Collected data:
————
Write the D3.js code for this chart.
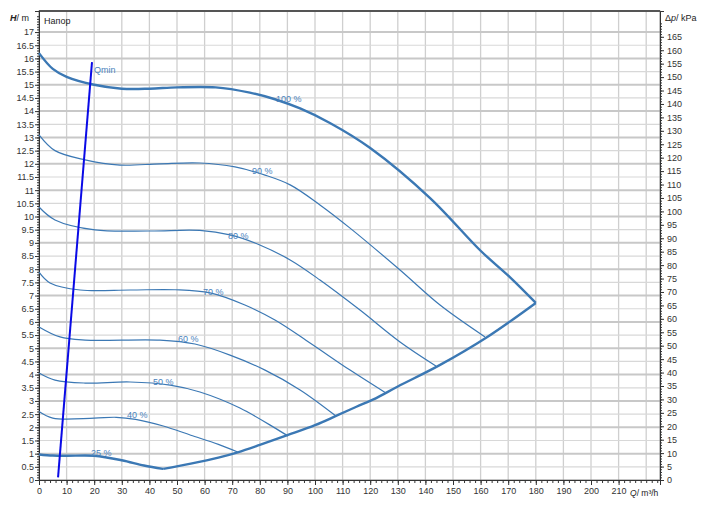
<!DOCTYPE html><html><head><meta charset="utf-8"><script src="https://cdn.jsdelivr.net/npm/d3@7"></script>
<style>body{margin:0;background:#fff}text{font-family:"Liberation Sans",Arial,sans-serif;font-size:9px}</style></head><body><svg id="c" width="705" height="516"></svg><script>
const curves = {
 "100": [[0,16.2],[5,15.6],[10,15.3],[20,15.0],[30,14.85],[40,14.85],[50,14.9],[64,14.9],[76.4,14.7],[85.5,14.45],[94.6,14.1],[105.4,13.55],[120,12.6],[141.7,10.7],[160,8.7],[170.6,7.7],[180,6.72]],
 "90": [[0,13.1],[5.8,12.5],[16.7,12.15],[29.3,11.95],[43.8,12.0],[58.3,12.03],[71,11.88],[81.9,11.57],[91,11.2],[101.8,10.44],[112.7,9.56],[130.8,7.97],[145.3,6.64],[161.6,5.43]],
 "80": [[0,10.36],[5.8,9.87],[20.3,9.49],[40.2,9.45],[58.3,9.47],[69.2,9.3],[80,8.92],[91,8.35],[101.8,7.59],[116.3,6.45],[130.8,5.24],[143.8,4.33]],
 "70": [[0,7.89],[4,7.48],[14.9,7.21],[33,7.21],[49.3,7.22],[62,7.1],[74.6,6.64],[85.5,6.07],[98.2,5.2],[112.7,4.17],[125.7,3.3]],
 "60": [[0,5.81],[7.6,5.43],[16.7,5.31],[43.8,5.31],[56.5,5.16],[69.2,4.74],[81.9,4.17],[94.6,3.42],[107.6,2.43]],
 "50": [[0,4.06],[5.8,3.79],[16.7,3.68],[33,3.72],[47.5,3.6],[58.3,3.34],[72.8,2.73],[90.2,1.67]],
 "40": [[0,2.6],[5,2.35],[20,2.35],[28,2.38],[35,2.3],[45,2.05],[55,1.7],[65,1.35],[72,1.06]],
 "25": [[0,0.97],[5,0.93],[10,0.92],[20,0.92],[30,0.75],[38,0.55],[45,0.42]]
};
const systemCurve = [[45,0.42],[55,0.62],[65,0.85],[72,1.05],[80,1.33],[90,1.7],[100,2.08],[108,2.45],[115,2.78],[122,3.1],[130,3.55],[145,4.35],[162,5.4],[180,6.72]];
const qmin = [[6.9,0.1],[19.2,15.86]];
const labels = [["100 %",85.9,14.35],["90 %",77.2,11.6],["80 %",68.5,9.15],["70 %",59.4,7.02],["60 %",50.4,5.24],["50 %",41.3,3.6],["40 %",31.9,2.35],["25 %",18.8,0.91],["Qmin",19.9,15.45]];
const xTicks = d3.range(0,211,10);
const yTicks = d3.range(0,17.01,0.5);
const kpaTicks = d3.range(0,166,5);

const svg=d3.select("#c");
const L=39,R=660,T=11,B=480;
const x=d3.scaleLinear().domain([0,(R-L)/2.76]).range([L,R]);
const y=d3.scaleLinear().domain([0,(B-T)/26.35]).range([B,T]);
const yk=d3.scaleLinear().domain([0,(B-T)/26.35*9.81]).range([B,T]);
const g=svg.append("g");
g.selectAll(".vg").data(d3.range(10,x.domain()[1],10)).join("line").attr("x1",d=>x(d)).attr("x2",d=>x(d)).attr("y1",T).attr("y2",B).attr("stroke","#cfcfcf").attr("stroke-width",1.3);
g.selectAll(".hg").data(yTicks.filter(d=>d>0)).join("line").attr("x1",L).attr("x2",R).attr("y1",d=>y(d)).attr("y2",d=>y(d)).attr("stroke",d=>Number.isInteger(d)?"#c8c8c8":"#d8d8d8").attr("stroke-width",d=>Number.isInteger(d)?2:1.2);
svg.append("rect").attr("x",L).attr("y",T).attr("width",R-L).attr("height",B-T).attr("fill","none").attr("stroke","#888").attr("stroke-width",1);
svg.append("line").attr("x1",L).attr("x2",R).attr("y1",T).attr("y2",T).attr("stroke","#555").attr("stroke-width",2);
const ax=svg.append("g").attr("transform",`translate(0,${B})`).call(d3.axisBottom(x).tickValues(xTicks).tickSize(5).tickFormat(d=>d));
ax.append("g").call(d3.axisBottom(x).tickValues(d3.range(0,x.domain()[1],2)).tickSize(3).tickFormat(""));
const ay=svg.append("g").attr("transform",`translate(${L},0)`).call(d3.axisLeft(y).tickValues(yTicks).tickSize(4).tickFormat(d=>d));
ay.append("g").call(d3.axisLeft(y).tickValues(d3.range(0,17.7,0.1)).tickSize(2).tickFormat(""));
const ar=svg.append("g").attr("transform",`translate(${R},0)`).call(d3.axisRight(yk).tickValues(kpaTicks).tickSize(4).tickFormat(d=>d));
ar.append("g").call(d3.axisRight(yk).tickValues(d3.range(0,171,1)).tickSize(2).tickFormat(""));
svg.selectAll(".domain").attr("stroke","#333");
svg.selectAll(".tick line").attr("stroke","#333");
svg.selectAll(".tick text").attr("fill","#333").style("font-size","9px");
ay.selectAll(".tick text").attr("x",-5);
svg.append("text").attr("x",10).attr("y",21).html('<tspan font-weight="bold" font-style="italic">H</tspan>/ m').attr("fill","#222");
svg.append("text").attr("x",44).attr("y",24).text("Напор").attr("fill","#222");
svg.append("text").attr("x",665).attr("y",21).html('Δ<tspan font-style="italic">p</tspan>/ kPa').attr("fill","#222");
svg.append("text").attr("x",630).attr("y",496).style("font-size","8.5px").html('<tspan font-style="italic">Q</tspan>/ m³/h').attr("fill","#222");
const line=d3.line().x(d=>x(d[0])).y(d=>y(d[1])).curve(d3.curveCatmullRom.alpha(0.5));
const col="#3b78b4";
Object.entries(curves).forEach(([k,v])=>{
 svg.append("path").attr("d",line(v)).attr("fill","none").attr("stroke",col).attr("stroke-width",(k==="100"||k==="25")?2.4:1.2);
});
svg.append("path").attr("d",line(systemCurve)).attr("fill","none").attr("stroke",col).attr("stroke-width",2.4);
svg.append("path").attr("d",d3.line().x(d=>x(d[0])).y(d=>y(d[1]))(qmin)).attr("stroke","#0a0ae6").attr("stroke-width",2);
labels.forEach(l=>svg.append("text").attr("x",x(l[1])).attr("y",y(l[2])).text(l[0]).attr("fill","#4a82bd"));
</script></body></html>
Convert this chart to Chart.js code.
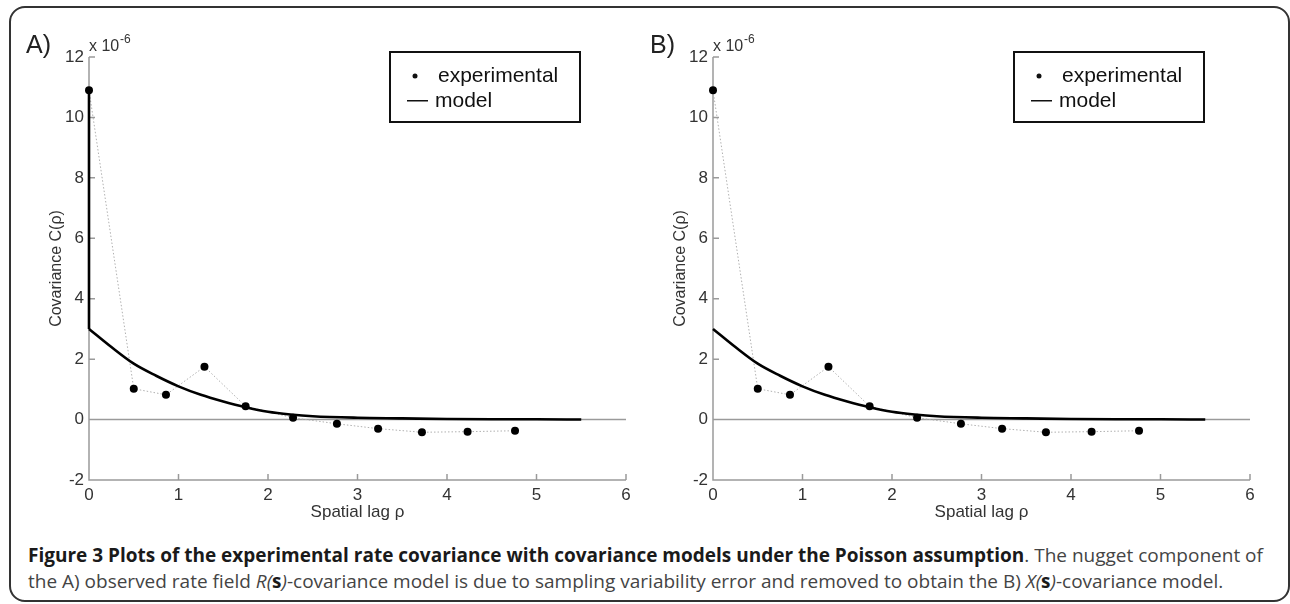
————
- EXERCISE DETAILS: Leave the pictures out and reproduce exactly the lines from the top of the listing above through the line with "const kpaTicks = d3.range(0,166,5);".

- SOLUTION TO THIS TASK:
Write the D3.js code for this chart.
<!DOCTYPE html><html><head><meta charset="utf-8"><script src="https://cdn.jsdelivr.net/npm/d3@7"></script>
<style>body{margin:0;background:#fff}text{font-family:"Liberation Sans",Arial,sans-serif;font-size:9px}</style></head><body><svg id="c" width="705" height="516"></svg><script>
const curves = {
 "100": [[0,16.2],[5,15.6],[10,15.3],[20,15.0],[30,14.85],[40,14.85],[50,14.9],[64,14.9],[76.4,14.7],[85.5,14.45],[94.6,14.1],[105.4,13.55],[120,12.6],[141.7,10.7],[160,8.7],[170.6,7.7],[180,6.72]],
 "90": [[0,13.1],[5.8,12.5],[16.7,12.15],[29.3,11.95],[43.8,12.0],[58.3,12.03],[71,11.88],[81.9,11.57],[91,11.2],[101.8,10.44],[112.7,9.56],[130.8,7.97],[145.3,6.64],[161.6,5.43]],
 "80": [[0,10.36],[5.8,9.87],[20.3,9.49],[40.2,9.45],[58.3,9.47],[69.2,9.3],[80,8.92],[91,8.35],[101.8,7.59],[116.3,6.45],[130.8,5.24],[143.8,4.33]],
 "70": [[0,7.89],[4,7.48],[14.9,7.21],[33,7.21],[49.3,7.22],[62,7.1],[74.6,6.64],[85.5,6.07],[98.2,5.2],[112.7,4.17],[125.7,3.3]],
 "60": [[0,5.81],[7.6,5.43],[16.7,5.31],[43.8,5.31],[56.5,5.16],[69.2,4.74],[81.9,4.17],[94.6,3.42],[107.6,2.43]],
 "50": [[0,4.06],[5.8,3.79],[16.7,3.68],[33,3.72],[47.5,3.6],[58.3,3.34],[72.8,2.73],[90.2,1.67]],
 "40": [[0,2.6],[5,2.35],[20,2.35],[28,2.38],[35,2.3],[45,2.05],[55,1.7],[65,1.35],[72,1.06]],
 "25": [[0,0.97],[5,0.93],[10,0.92],[20,0.92],[30,0.75],[38,0.55],[45,0.42]]
};
const systemCurve = [[45,0.42],[55,0.62],[65,0.85],[72,1.05],[80,1.33],[90,1.7],[100,2.08],[108,2.45],[115,2.78],[122,3.1],[130,3.55],[145,4.35],[162,5.4],[180,6.72]];
const qmin = [[6.9,0.1],[19.2,15.86]];
const labels = [["100 %",85.9,14.35],["90 %",77.2,11.6],["80 %",68.5,9.15],["70 %",59.4,7.02],["60 %",50.4,5.24],["50 %",41.3,3.6],["40 %",31.9,2.35],["25 %",18.8,0.91],["Qmin",19.9,15.45]];
const xTicks = d3.range(0,211,10);
const yTicks = d3.range(0,17.01,0.5);
const kpaTicks = d3.range(0,166,5);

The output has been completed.